Stored data entries:
_ _ _

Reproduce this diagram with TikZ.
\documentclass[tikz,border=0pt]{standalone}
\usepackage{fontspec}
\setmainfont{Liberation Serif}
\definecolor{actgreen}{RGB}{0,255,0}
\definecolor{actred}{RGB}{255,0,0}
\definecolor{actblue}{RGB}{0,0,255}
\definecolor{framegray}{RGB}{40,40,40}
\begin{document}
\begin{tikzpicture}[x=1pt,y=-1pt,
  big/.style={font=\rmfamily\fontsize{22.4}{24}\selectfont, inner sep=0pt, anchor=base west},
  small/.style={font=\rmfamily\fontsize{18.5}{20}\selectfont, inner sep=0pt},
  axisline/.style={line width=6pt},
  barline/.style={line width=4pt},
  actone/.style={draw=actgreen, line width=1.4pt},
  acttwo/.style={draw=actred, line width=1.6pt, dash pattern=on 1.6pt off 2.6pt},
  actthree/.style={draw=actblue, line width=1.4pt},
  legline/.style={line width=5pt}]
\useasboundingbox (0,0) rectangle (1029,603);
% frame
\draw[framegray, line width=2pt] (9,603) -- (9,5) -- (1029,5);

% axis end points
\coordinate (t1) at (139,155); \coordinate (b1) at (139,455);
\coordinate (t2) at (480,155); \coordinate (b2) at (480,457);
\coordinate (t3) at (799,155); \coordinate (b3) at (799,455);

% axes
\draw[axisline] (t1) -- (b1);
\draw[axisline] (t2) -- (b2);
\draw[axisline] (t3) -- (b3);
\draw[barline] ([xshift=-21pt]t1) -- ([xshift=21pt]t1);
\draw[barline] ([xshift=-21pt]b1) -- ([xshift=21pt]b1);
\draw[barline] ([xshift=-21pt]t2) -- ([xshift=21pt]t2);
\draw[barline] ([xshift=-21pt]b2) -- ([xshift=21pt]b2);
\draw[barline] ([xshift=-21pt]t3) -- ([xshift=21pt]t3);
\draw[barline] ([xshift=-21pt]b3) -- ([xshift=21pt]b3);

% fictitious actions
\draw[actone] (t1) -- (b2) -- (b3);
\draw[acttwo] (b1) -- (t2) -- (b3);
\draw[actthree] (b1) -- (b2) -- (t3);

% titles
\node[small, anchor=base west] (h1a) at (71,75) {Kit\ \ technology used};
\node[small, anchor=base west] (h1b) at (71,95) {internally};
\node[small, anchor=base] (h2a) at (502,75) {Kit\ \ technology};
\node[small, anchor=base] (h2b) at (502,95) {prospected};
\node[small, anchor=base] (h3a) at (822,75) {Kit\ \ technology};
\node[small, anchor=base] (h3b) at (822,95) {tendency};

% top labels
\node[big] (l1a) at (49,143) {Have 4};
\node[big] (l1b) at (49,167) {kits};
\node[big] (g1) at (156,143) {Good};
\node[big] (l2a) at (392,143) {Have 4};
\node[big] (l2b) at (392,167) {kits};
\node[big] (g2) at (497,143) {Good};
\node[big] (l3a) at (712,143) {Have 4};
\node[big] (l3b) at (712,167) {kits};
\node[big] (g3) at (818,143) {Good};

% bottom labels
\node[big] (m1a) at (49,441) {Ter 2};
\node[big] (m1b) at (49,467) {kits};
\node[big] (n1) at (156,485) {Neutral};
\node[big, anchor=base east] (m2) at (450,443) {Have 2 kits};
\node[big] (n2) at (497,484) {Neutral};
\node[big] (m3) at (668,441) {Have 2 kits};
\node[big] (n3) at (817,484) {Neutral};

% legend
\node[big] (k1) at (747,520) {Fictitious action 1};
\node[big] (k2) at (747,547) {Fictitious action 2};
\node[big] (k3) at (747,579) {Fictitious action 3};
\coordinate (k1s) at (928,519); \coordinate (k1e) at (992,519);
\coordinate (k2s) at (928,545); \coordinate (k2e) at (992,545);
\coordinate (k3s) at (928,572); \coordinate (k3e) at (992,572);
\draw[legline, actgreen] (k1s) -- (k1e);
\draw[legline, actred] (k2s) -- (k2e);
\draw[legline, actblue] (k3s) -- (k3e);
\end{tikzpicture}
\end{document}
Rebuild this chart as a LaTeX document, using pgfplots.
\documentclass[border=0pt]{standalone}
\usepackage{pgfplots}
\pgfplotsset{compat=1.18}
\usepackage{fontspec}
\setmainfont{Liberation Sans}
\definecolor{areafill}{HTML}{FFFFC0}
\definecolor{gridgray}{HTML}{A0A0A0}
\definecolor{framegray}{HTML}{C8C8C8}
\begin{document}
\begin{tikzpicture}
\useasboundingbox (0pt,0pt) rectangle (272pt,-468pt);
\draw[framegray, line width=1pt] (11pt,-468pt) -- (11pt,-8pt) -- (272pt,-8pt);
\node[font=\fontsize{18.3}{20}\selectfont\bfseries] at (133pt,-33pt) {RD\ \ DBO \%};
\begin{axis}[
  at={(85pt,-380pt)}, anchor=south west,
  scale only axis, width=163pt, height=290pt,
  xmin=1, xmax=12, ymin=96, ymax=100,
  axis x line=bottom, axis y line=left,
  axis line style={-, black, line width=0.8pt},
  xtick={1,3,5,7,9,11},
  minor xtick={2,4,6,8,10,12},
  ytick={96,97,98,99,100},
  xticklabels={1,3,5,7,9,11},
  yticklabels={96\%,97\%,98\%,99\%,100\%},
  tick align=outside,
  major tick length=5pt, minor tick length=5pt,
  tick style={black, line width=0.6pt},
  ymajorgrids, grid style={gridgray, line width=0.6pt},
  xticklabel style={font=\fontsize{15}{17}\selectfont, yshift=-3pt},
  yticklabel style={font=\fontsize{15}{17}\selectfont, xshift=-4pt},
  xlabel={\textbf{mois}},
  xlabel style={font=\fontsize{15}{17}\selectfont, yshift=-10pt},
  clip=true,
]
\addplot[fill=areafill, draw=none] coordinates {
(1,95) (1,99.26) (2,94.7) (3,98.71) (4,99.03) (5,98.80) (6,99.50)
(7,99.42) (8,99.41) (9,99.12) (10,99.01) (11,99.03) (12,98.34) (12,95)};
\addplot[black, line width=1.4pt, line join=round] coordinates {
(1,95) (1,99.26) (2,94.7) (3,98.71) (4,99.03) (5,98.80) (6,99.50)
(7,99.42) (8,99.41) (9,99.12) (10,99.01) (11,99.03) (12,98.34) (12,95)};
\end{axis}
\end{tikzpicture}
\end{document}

_ _ _

Supply the count of lines in the entries that contain the word "this", and nothing besides.

2